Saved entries
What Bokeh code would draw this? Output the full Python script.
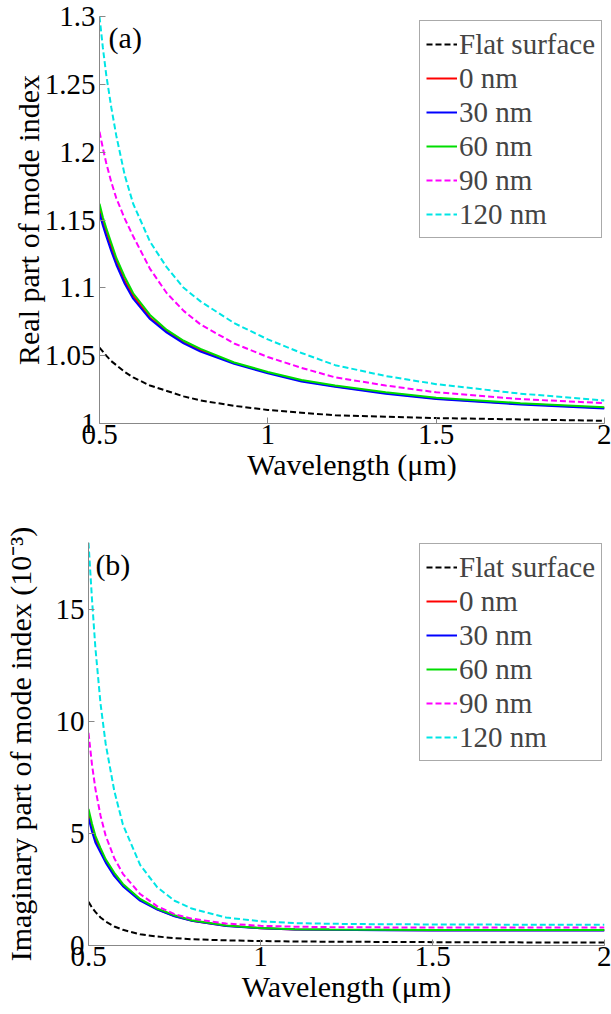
from bokeh.plotting import figure
from bokeh.models import Range1d, FixedTicker, CustomJSTickFormatter, Legend, LegendItem, Label
from bokeh.layouts import column
from bokeh.embed import file_html
from bokeh.resources import INLINE

# ---------------- data ----------------
wavelength = [0.5, 0.51, 0.52, 0.535, 0.55, 0.575, 0.6, 0.65, 0.7, 0.75, 0.8,
              0.9, 1.0, 1.1, 1.2, 1.35, 1.5, 1.75, 2.0]

series_labels = ["Flat surface", "0 nm", "30 nm", "60 nm", "90 nm", "120 nm"]

# Panel (a): real part of mode index
re_flat = [1.056, 1.053, 1.050, 1.046, 1.043, 1.038, 1.034, 1.028, 1.024, 1.020, 1.017,
           1.013, 1.010, 1.008, 1.006, 1.005, 1.004, 1.003, 1.002]
re_0 = [1.158, 1.149, 1.141, 1.130, 1.120, 1.105, 1.094, 1.078, 1.068, 1.060, 1.054,
        1.0445, 1.0375, 1.0315, 1.0275, 1.0225, 1.0185, 1.0145, 1.0115]
re_30 = [1.155, 1.146, 1.138, 1.127, 1.117, 1.103, 1.092, 1.077, 1.067, 1.059, 1.053,
         1.044, 1.037, 1.031, 1.027, 1.022, 1.018, 1.014, 1.011]
re_60 = [1.162, 1.152, 1.144, 1.133, 1.122, 1.108, 1.096, 1.080, 1.069, 1.061, 1.055,
         1.045, 1.038, 1.032, 1.028, 1.023, 1.019, 1.015, 1.012]
re_90 = [1.215, 1.203, 1.192, 1.178, 1.166, 1.151, 1.138, 1.114, 1.096, 1.083, 1.073,
         1.059, 1.049, 1.041, 1.034, 1.028, 1.023, 1.018, 1.015]
re_120 = [1.300, 1.277, 1.257, 1.233, 1.212, 1.183, 1.162, 1.134, 1.115, 1.100, 1.090,
          1.074, 1.062, 1.052, 1.043, 1.035, 1.029, 1.022, 1.017]

# Panel (b): imaginary part of mode index (x 1e-3)
im_flat = [1.95, 1.7, 1.5, 1.25, 1.07, 0.85, 0.7, 0.5, 0.4, 0.33, 0.28,
           0.23, 0.2, 0.18, 0.17, 0.16, 0.15, 0.14, 0.13]
im_0 = [5.9, 5.28, 4.75, 4.25, 3.77, 3.17, 2.7, 2.04, 1.62, 1.32, 1.11,
        0.88, 0.775, 0.72, 0.70, 0.69, 0.68, 0.68, 0.68]
im_30 = [5.7, 5.1, 4.6, 4.15, 3.7, 3.1, 2.65, 2.0, 1.6, 1.3, 1.1,
         0.87, 0.77, 0.72, 0.70, 0.68, 0.67, 0.67, 0.67]
im_60 = [6.1, 5.45, 4.9, 4.35, 3.85, 3.25, 2.75, 2.08, 1.65, 1.35, 1.13,
         0.89, 0.78, 0.73, 0.71, 0.70, 0.69, 0.69, 0.69]
im_90 = [9.5, 8.1, 7.0, 5.8, 4.9, 3.9, 3.2, 2.3, 1.75, 1.4, 1.2,
         0.98, 0.88, 0.84, 0.82, 0.81, 0.80, 0.80, 0.80]
im_120 = [18.0, 15.5, 13.3, 10.8, 9.0, 6.9, 5.4, 3.6, 2.6, 2.0, 1.65,
          1.25, 1.08, 1.0, 0.97, 0.95, 0.94, 0.93, 0.93]

x_ticks = [0.5, 1.0, 1.5, 2.0]
ya_ticks = [1.0, 1.05, 1.1, 1.15, 1.2, 1.25, 1.3]
yb_ticks = [0, 5, 10, 15]

# ---------------- styling ----------------
FONT = "Liberation Serif"
colors = ["#000000", "#ff0000", "#0000ff", "#00dd00", "#ff00ff", "#00e5e5"]
dashes = ["6 3", "solid", "solid", "solid", "6 3", "6 3"]
widths = [2, 2, 2, 2, 2, 2]

fmt = CustomJSTickFormatter(code="return String(Math.round(tick*1000)/1000)")


def make_panel(ys, y_range, y_ticks, ylabel, ylabel_standoff, tag, tag_xy, height,
               border_left, border_top, border_bottom, legend_loc):
    p = figure(width=611, height=height, output_backend="svg", toolbar_location=None,
               x_range=Range1d(0.5, 2.0), y_range=Range1d(*y_range),
               min_border_left=border_left, min_border_right=7,
               min_border_top=border_top, min_border_bottom=border_bottom)
    p.frame_align = False
    p.outline_line_color = None
    p.grid.visible = False
    p.background_fill_color = "white"
    p.border_fill_color = "white"

    for ax in (p.xaxis[0], p.yaxis[0]):
        ax.axis_line_color = "#888888"
        ax.major_tick_line_color = "#888888"
        ax.minor_tick_line_color = None
        ax.major_tick_in = 6
        ax.major_tick_out = 0
        ax.major_label_text_font = FONT
        ax.major_label_text_font_size = "29px"
        ax.major_label_text_color = "black"
        ax.axis_label_text_font = FONT
        ax.axis_label_text_font_size = "30px"
        ax.axis_label_text_font_style = "normal"
        ax.axis_label_text_color = "black"
        ax.formatter = fmt

    p.xaxis.ticker = FixedTicker(ticks=x_ticks)
    p.yaxis.ticker = FixedTicker(ticks=y_ticks)
    p.xaxis.axis_label = "Wavelength (\u03bcm)"
    p.yaxis.axis_label = ylabel
    p.xaxis.major_label_standoff = 1
    p.xaxis.axis_label_standoff = 1
    p.yaxis.major_label_standoff = 4
    p.yaxis.axis_label_standoff = ylabel_standoff

    items = []
    for y, c, d, w, lab in zip(ys, colors, dashes, widths, series_labels):
        r = p.line(wavelength, y, line_color=c, line_dash=d, line_width=w)
        items.append(LegendItem(label=lab, renderers=[r]))

    leg = Legend(items=items, location=legend_loc)
    leg.label_text_font = FONT
    leg.label_text_font_size = "29px"
    leg.label_height = 34
    leg.glyph_height = 34
    leg.glyph_width = 31
    leg.label_standoff = 2
    leg.spacing = 0
    leg.padding = 6
    leg.margin = 0
    leg.border_line_color = "#555555"
    leg.border_line_width = 1
    leg.background_fill_alpha = 1.0
    p.add_layout(leg)

    p.add_layout(Label(x=tag_xy[0], y=tag_xy[1], text=tag, text_baseline="top",
                       text_font=FONT, text_font_size="30px", text_color="black"))
    return p


pa = make_panel([re_flat, re_0, re_30, re_60, re_90, re_120], (1.0, 1.3), ya_ticks,
                "Real part of mode index", -3, "(a)", (0.527, 1.297), 505,
                99, 16, 82, (320, 185))
pb = make_panel([im_flat, im_0, im_30, im_60, im_90, im_120], (0.0, 18.0), yb_ticks,
                "Imaginary part of mode index (10\u207b\u00b3)", 16, "(b)", (0.52, 17.75), 509,
                88, 37, 69, (331, 184))

layout = column(pa, pb, spacing=0)
open("out.html", "w").write(file_html(layout, INLINE))
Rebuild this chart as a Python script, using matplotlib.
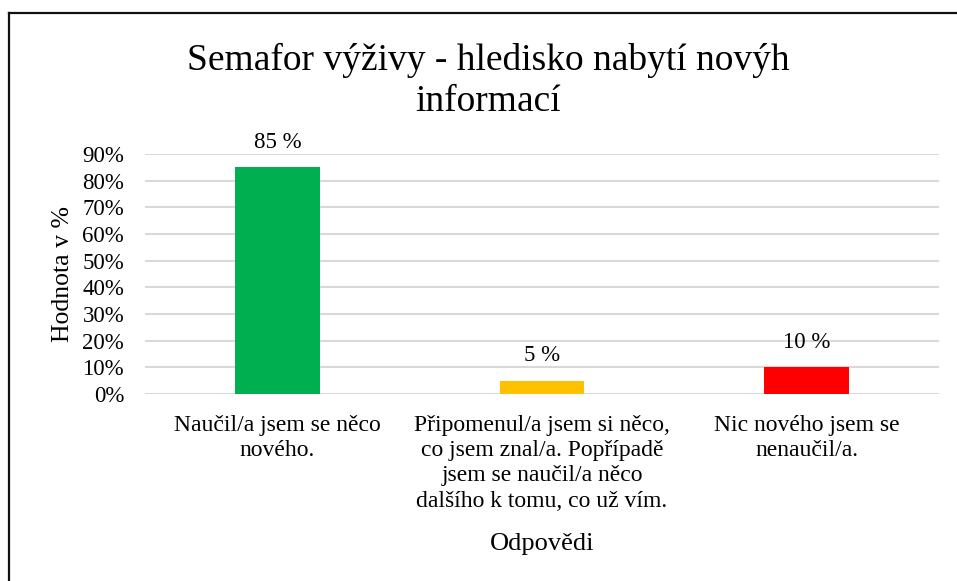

→ **Instructions for the task**: Write down every line from the opening of the listing to the line with "from bokeh.resources import INLINE", both included, and nothing else; the pictures are omitted.

→ **Response to this task**:
What Bokeh code would draw this? Output the full Python script.
from bokeh.plotting import figure
from bokeh.models import Range1d, FixedTicker, CustomJSTickFormatter, Legend, LegendItem, Label
from bokeh.layouts import column
from bokeh.embed import file_html
from bokeh.resources import INLINE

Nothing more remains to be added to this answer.